Frank Rich writes in today's New York Times:
Right now the capital is entranced by a fictional story line about the Democrats. As this narrative goes, the party’s sweep of Congress was more or less an accident. The victory had little to do with the Democrats’ actual beliefs and was instead solely the result of President Bush’s unpopularity and a cunning backroom stunt by the campaign Machiavellis, Chuck Schumer and Rahm Emanuel, to enlist a smattering of “conservative” candidates to run in red states. In this retelling of the 2006 election, the signature race took place in Montana, where the victor was a gun-toting farmer with a flattop haircut: i.e., a Democrat in Republican drag. And now the party is deeply divided as its old liberals and new conservatives converge on Capitol Hill to slug it out.
The only problem with this version of events is that it’s not true.
Okay. I believe that the Democrats are divided in what I see as a very healthy way. Well, healthy as long as the progressives take charge.
Meanwhile, the Republicans are also divided. Or rather, fragmented and in disarray. The Republican who crossed over and voted for -- if not Democrats then un-Republicans -- are the Republicans who agree with progressives that the center too far to the right. Frankly, the "centrist" sector of the Democratic Party has also moved too far to the right. It has become establishmentarian, authoritarian, and disconnected from reality to about the same extent as the right in the Republican Party.
That's why it's important that progressives take the lead on the left and -- sorry fellas -- put out the lights of Emanuel and Schumer.

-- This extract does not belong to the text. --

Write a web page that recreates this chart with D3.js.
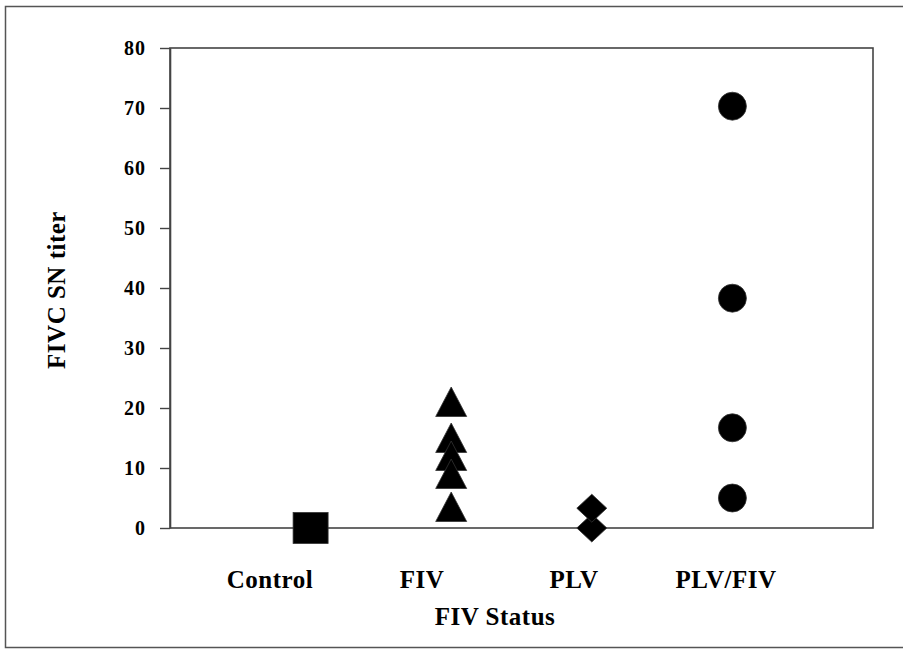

Frank Rich also believes the Republican divisions are key. But he makes quite another point.
Most of all, disengagement from Iraq is the patriotic thing to do. Diverting as “divided Democrats” has been, it’s escapist entertainment. The Washington story that will matter most going forward is the fate of the divided Republicans. Only if they heroically come together can the country be saved from a president who, for all his professed pipe dreams about democracy in the Middle East, refuses to surrender to democracy’s verdict at home.
We'll see. Meanwhile, it would make sense to discard the fiction that this is a two-party country. Anyone can discern at least five discrete political coalitions in America. We'd do better to think in terms of "multi" rather than "bi".